In the end I spent a total of 3 hours downtown before heading back to the parking garage. When I put my ticket in the pay machine, I was aghast — aghast, I tell you! — to see the price for 3 hours of parking adjacent to the government center. $23. Let me repeat that in a more suitable fashion:

$23

$23. For 3 hours of parking.

Assuming that these exorbitant rates are only in effect between the hours of, say, 7 AM and 5 PM (and not even considering evening and weekend parking), and assuming that there are approximately 500 spaces in the garage (which seems a reasonable, conservative estimate, having been inside it), then Allied Parking is raking in over $38,333 per weekday, or $9.97 million per year, on this one garage alone. I realize it is a large physical structure and it requires maintenance, but the parking and payment process is fully automated, so they’re not even paying someone minimum wage to sit in a little glass box and collect their ransoms for them.

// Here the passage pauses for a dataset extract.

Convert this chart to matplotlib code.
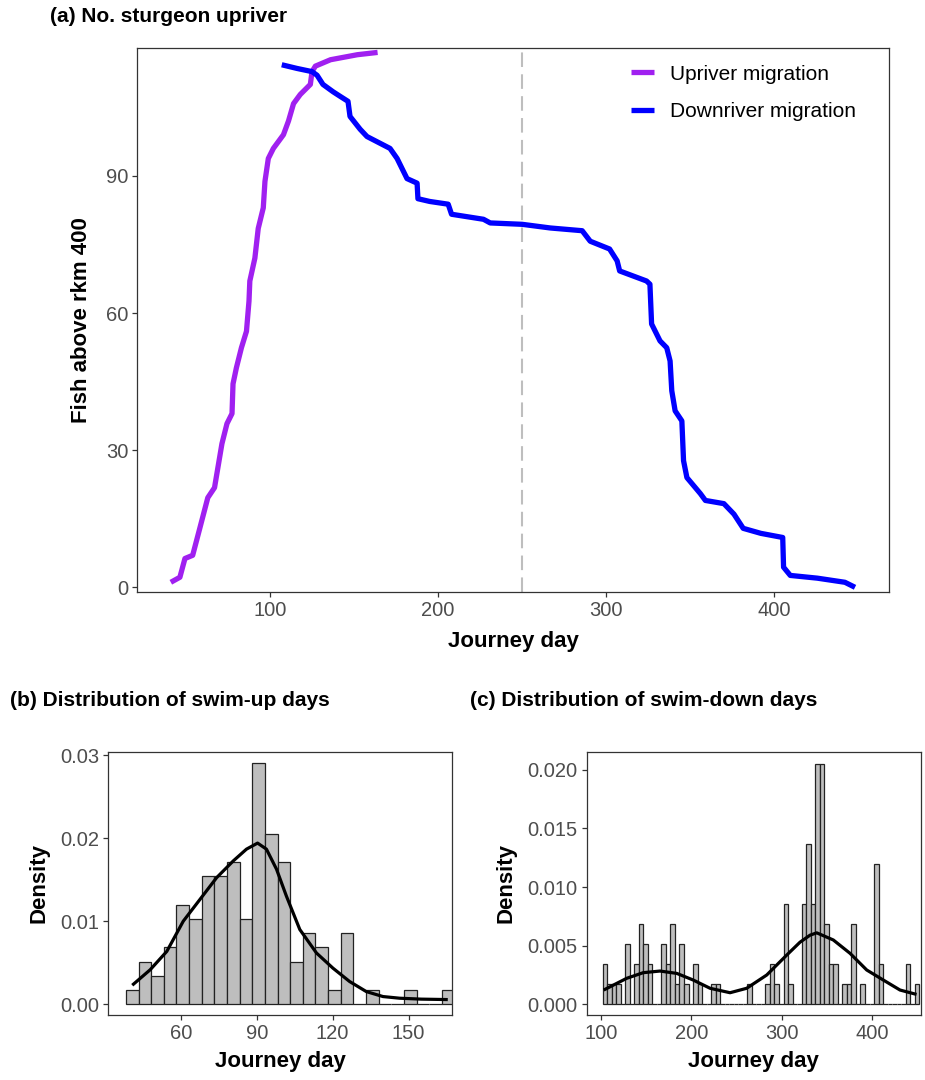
import numpy as np
import matplotlib
matplotlib.use("Agg")
import matplotlib.pyplot as plt

plt.rcParams['font.family'] = ['Liberation Sans', 'DejaVu Sans']

# (a) fish above rkm 400 by journey day
up_day = [41, 46.4, 49.4, 54, 58.3, 63, 67, 71.4, 74.4, 77.4, 78, 80, 83, 86, 87.5,
          88, 91, 93, 96, 97, 99, 102, 108, 111, 114, 118, 124, 125, 127, 136, 152, 164]
up_fish = [1.1, 2.2, 6.3, 7, 13, 19.6, 21.8, 31.4, 35.8, 38, 44.5, 48, 52.4, 56, 62.6,
           67, 72, 78.5, 83, 88.8, 93.8, 96, 99, 102, 105.8, 107.8, 110, 112.8, 114, 115.4, 116.5, 117]
down_day = [107, 116, 125, 128, 131.5, 137.5, 141.7, 146.4, 147.6, 153.6, 157.7, 171.4, 175.6,
            181.5, 187.5, 188, 195, 206, 208, 227, 231, 250, 266.7, 285.7, 290.5, 302, 306.5,
            308, 324, 326, 327, 332, 336, 338, 339, 341, 345, 346, 348, 356, 359, 370, 376,
            381.5, 392, 405, 405.5, 409.5, 425.6, 442, 448]
down_fish = [114.3, 113.5, 112.8, 112, 110, 108.4, 107.4, 106.3, 103, 100.2, 98.6, 96, 93.8,
             89.4, 88.4, 85, 84.4, 83.8, 81.6, 80.5, 79.7, 79.4, 78.6, 78, 75.7, 74, 71.4,
             69.2, 67, 66.3, 57.6, 53.9, 52.4, 49.5, 43, 38.6, 36.4, 27.7, 24, 20.5, 19, 18.3, 16,
             12.9, 11.8, 10.9, 4.4, 2.6, 2, 1.1, 0]
cutoff_day = 250

# (b) swim-up days, histogram counts (binwidth 5) and density curve
n_fish = 117
bin_width = 5
up_bin_start = 38.2
up_counts = [1, 3, 2, 4, 7, 6, 9, 9, 10, 6, 17, 12, 10, 3, 5, 4, 1, 5, 0, 1, 0, 0, 1, 0, 0, 1]
up_kde_day = [41.2, 47.8, 54.4, 60.9, 67.5, 74.1, 80.7, 85.9, 90.3, 93.8, 97.8, 101.7,
              107, 113.6, 120.1, 126.7, 133.3, 139.9, 146.5, 155, 164.9]
up_kde = [0.00242, 0.00415, 0.00637, 0.0100, 0.01262, 0.01524, 0.01726, 0.01867, 0.0194,
          0.01867, 0.01625, 0.01302, 0.0090, 0.00617, 0.00435, 0.00274, 0.00153, 0.00093,
          0.00073, 0.00062, 0.00057]

# (c) swim-down days
down_bin_start = 102
down_counts = [2, 1, 1, 1, 0, 3, 0, 2, 4, 3, 2, 0, 0, 3, 2, 4, 1, 3, 1, 0,
               2, 1, 0, 0, 1, 1, 0, 0, 0, 0, 0, 0, 1, 0, 0, 0, 1, 2, 1, 0,
               5, 1, 0, 0, 5, 8, 5, 12, 12, 4, 2, 2, 0, 1, 1, 4, 0, 1, 0, 0,
               7, 2, 0, 0, 0, 0, 0, 2, 0, 1]
down_kde_day = [104.8, 128.7, 147, 165.5, 184, 202.3, 220.8, 242.9, 261.3, 283.4, 305.5,
                320.2, 331.3, 338.7, 357, 375.5, 393.9, 412.3, 430.7, 447.3]
down_kde = [0.00128, 0.00222, 0.0027, 0.00284, 0.00264, 0.00207, 0.00137, 0.00099, 0.00137,
            0.0025, 0.0042, 0.0053, 0.0059, 0.0061, 0.00549, 0.00435, 0.00293, 0.00207,
            0.00122, 0.00088]

TICK_COL = '#4D4D4D'
FS = 14.5


def style(ax):
    for s in ax.spines.values():
        s.set_color('#333333')
        s.set_linewidth(0.9)
    ax.tick_params(direction='out', length=3.5, width=0.9, color='#333333',
                   labelcolor=TICK_COL, labelsize=FS, pad=3)


fig = plt.figure(figsize=(9.25, 10.8), dpi=100)
W, H = 925, 1080


def px_axes(l, t, r, b):
    return fig.add_axes([l / W, 1 - b / H, (r - l) / W, (b - t) / H])


# panel (a)
ax = px_axes(137.3, 48.3, 889.3, 591.7)
ax.plot(up_day, up_fish, color='#A020F0', lw=3.8, solid_capstyle='butt', label='Upriver migration')
ax.plot(down_day, down_fish, color='#0000FF', lw=3.8, solid_capstyle='butt', label='Downriver migration')
ax.axvline(cutoff_day, color='#BEBEBE', lw=1.5, ls=(0, (7, 3.5)), zorder=0)
ax.set_xlim(21.06, 468.4)
ax.set_ylim(-0.96, 117.9)
ax.set_xticks([100, 200, 300, 400])
ax.set_yticks([0, 30, 60, 90])
style(ax)
ax.set_xlabel('Journey day', fontsize=16, fontweight='bold', labelpad=8)
ax.set_ylabel('Fish above rkm 400', fontsize=16, fontweight='bold', labelpad=10)
ax.legend(loc='upper left', bbox_to_anchor=(0.657, 0.97), frameon=False, fontsize=15,
          handlelength=1.1, handletextpad=0.75, labelspacing=0.9, borderpad=0, borderaxespad=0)
fig.text(50 / W, 1 - 17 / H, '(a) No. sturgeon upriver', fontsize=15, fontweight='bold', va='center')

# panel (b)
axb = px_axes(108.3, 751.7, 452, 1015)
up_edges = up_bin_start + bin_width * np.arange(len(up_counts))
axb.bar(up_edges, np.array(up_counts) / (n_fish * bin_width), width=bin_width, align='edge',
        color='#BEBEBE', edgecolor='#222222', linewidth=0.9)
axb.plot(up_kde_day, up_kde, color='black', lw=2.3)
axb.set_xlim(31.25, 167.2)
axb.set_ylim(-0.00129, 0.0304)
axb.set_xticks([60, 90, 120, 150])
axb.set_yticks([0, 0.01, 0.02, 0.03])
axb.set_yticklabels(['0.00', '0.01', '0.02', '0.03'])
style(axb)
axb.set_xlabel('Journey day', fontsize=16, fontweight='bold', labelpad=6)
axb.set_ylabel('Density', fontsize=16, fontweight='bold', labelpad=8)
fig.text(10 / W, 1 - 700 / H, '(b) Distribution of swim-up days', fontsize=15, fontweight='bold', va='center')

# panel (c)
axc = px_axes(586.7, 751.7, 921, 1015)
down_edges = down_bin_start + bin_width * np.arange(len(down_counts))
axc.bar(down_edges, np.array(down_counts) / (n_fish * bin_width), width=bin_width, align='edge',
        color='#BEBEBE', edgecolor='#222222', linewidth=0.9)
axc.plot(down_kde_day, down_kde, color='black', lw=2.3)
axc.set_xlim(84.5, 453.9)
axc.set_ylim(-0.00091, 0.02155)
axc.set_xticks([100, 200, 300, 400])
axc.set_yticks([0, 0.005, 0.01, 0.015, 0.02])
axc.set_yticklabels(['0.000', '0.005', '0.010', '0.015', '0.020'])
style(axc)
axc.set_xlabel('Journey day', fontsize=16, fontweight='bold', labelpad=6)
axc.set_ylabel('Density', fontsize=16, fontweight='bold', labelpad=8)
fig.text(470 / W, 1 - 700 / H, '(c) Distribution of swim-down days', fontsize=15, fontweight='bold', va='center')

fig.savefig('out.png', dpi=100, facecolor='white')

Contrast this with the apartment building I used to live in downtown. Our rent was something like $1200 per month. There were 24 apartments per floor, and 28 floors of apartments. Even assuming everyone was paying that much (which probably isn’t the case, since ours was a 2-bedroom but 20 of the apartments on each floor were only 1-bedroom), the apartment building’s revenue would work out to only $9.67 million per year (but like I said, in reality it’s probably significantly less than that), and they had a staff of maybe 20 or 30 people, and a lot more maintenance than a 6-story parking garage would require.

Bottom line: if you want to make money in downtown real estate, just build a parking garage. Frankly I’m surprised there’s anything downtown but parking garages.